• _Exercise aim_
From the listing below, extract every line containing "this".

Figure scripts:

▼▼▼

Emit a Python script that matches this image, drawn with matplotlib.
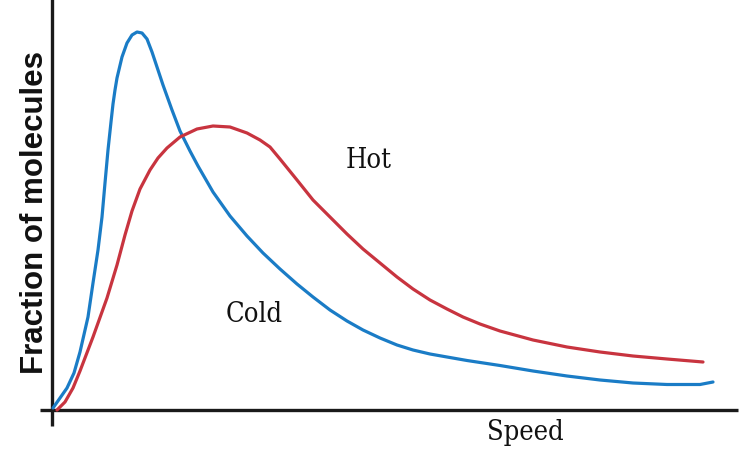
import matplotlib
matplotlib.use("Agg")
import matplotlib.pyplot as plt

# Data (speed, fraction) (arbitrary units)
cold_speed = [1, 8, 15, 22, 28, 36, 41, 46, 50, 53, 56, 59, 61, 63, 65, 70, 75, 80, 85, 90, 95, 100,
              105, 111, 120, 128, 138, 146, 161, 178, 195, 211, 228, 245, 261, 278, 295, 311,
              328, 345, 361, 378, 395, 415, 448, 481, 515, 548, 581, 615, 648, 661]
cold_frac = [2, 12, 22, 37, 58, 93, 127, 160, 193, 227, 260, 288, 306, 320, 332, 353, 367, 375, 378,
             377, 371, 358, 343, 325, 300, 279, 259, 244, 218, 194, 174, 157, 141, 126, 113, 100,
             89, 80, 72, 65, 60, 56, 53, 49.5, 44.5, 39, 34, 30, 27, 25.5, 25.5, 28]
hot_speed = [5, 13, 21, 28, 41, 55, 65, 73, 80, 88, 98, 106, 115, 128, 145, 161, 178, 195, 208,
             218, 228, 245, 261, 278, 295, 311, 328, 345, 361, 378, 395, 411, 428, 448, 481, 515,
             548, 581, 615, 651]
hot_frac = [0, 8, 22, 39, 73, 112, 145, 175, 199, 221, 240, 252, 262, 273, 281, 284, 283, 277, 270,
            263, 251, 230, 210, 193, 176, 161, 147, 133, 121, 110, 101, 93, 86, 79, 70, 63,
            58, 54, 51, 48]

labels = {"Hot": (317, 249), "Cold": (202, 96)}
xlabel = "Speed"
ylabel = "Fraction of molecules"

fig = plt.figure(figsize=(7.45, 4.57), dpi=100)
ax = fig.add_axes([0, 0, 1, 1])
ax.set_xlim(-52, 693)
ax.set_ylim(-47, 410)
ax.axis("off")

blue = "#1a7cc6"
red = "#c8343f"
ax.plot(cold_speed, cold_frac, color=blue, lw=2.3, solid_capstyle="round", solid_joinstyle="round", zorder=3)
ax.plot(hot_speed, hot_frac, color=red, lw=2.3, solid_capstyle="round", solid_joinstyle="round", zorder=3)

# axes lines
ax.plot([-12, 686], [0, 0], color="#1a1a1a", lw=2.4, solid_capstyle="butt", zorder=2)
ax.plot([0, 0], [-16, 412], color="#1a1a1a", lw=2.4, solid_capstyle="butt", zorder=2)

serif = dict(family=["DejaVu Serif"], fontstretch="condensed", fontsize=19.5, color="#111111",
             ha="center", va="center")
for t, (x, y) in labels.items():
    ax.text(x, y, t, **serif)
ax.text(473, -22, xlabel, **serif)

fig.text(35 / 745, 1 - 213 / 457, ylabel, rotation=90, ha="center", va="center",
         fontsize=22.5, fontweight="bold", family=["Liberation Sans", "DejaVu Sans"], color="#111111")

fig.savefig("out.png", dpi=100)
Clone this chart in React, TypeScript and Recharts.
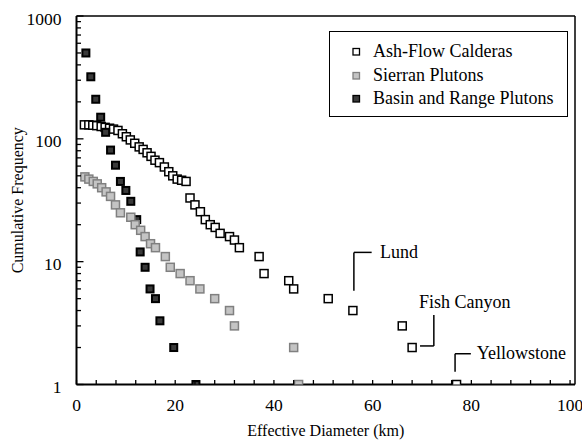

▲▲▲

• _Reply_
Emit a Python script that matches this image, drawn with matplotlib.
Clone this chart in React, TypeScript and Recharts.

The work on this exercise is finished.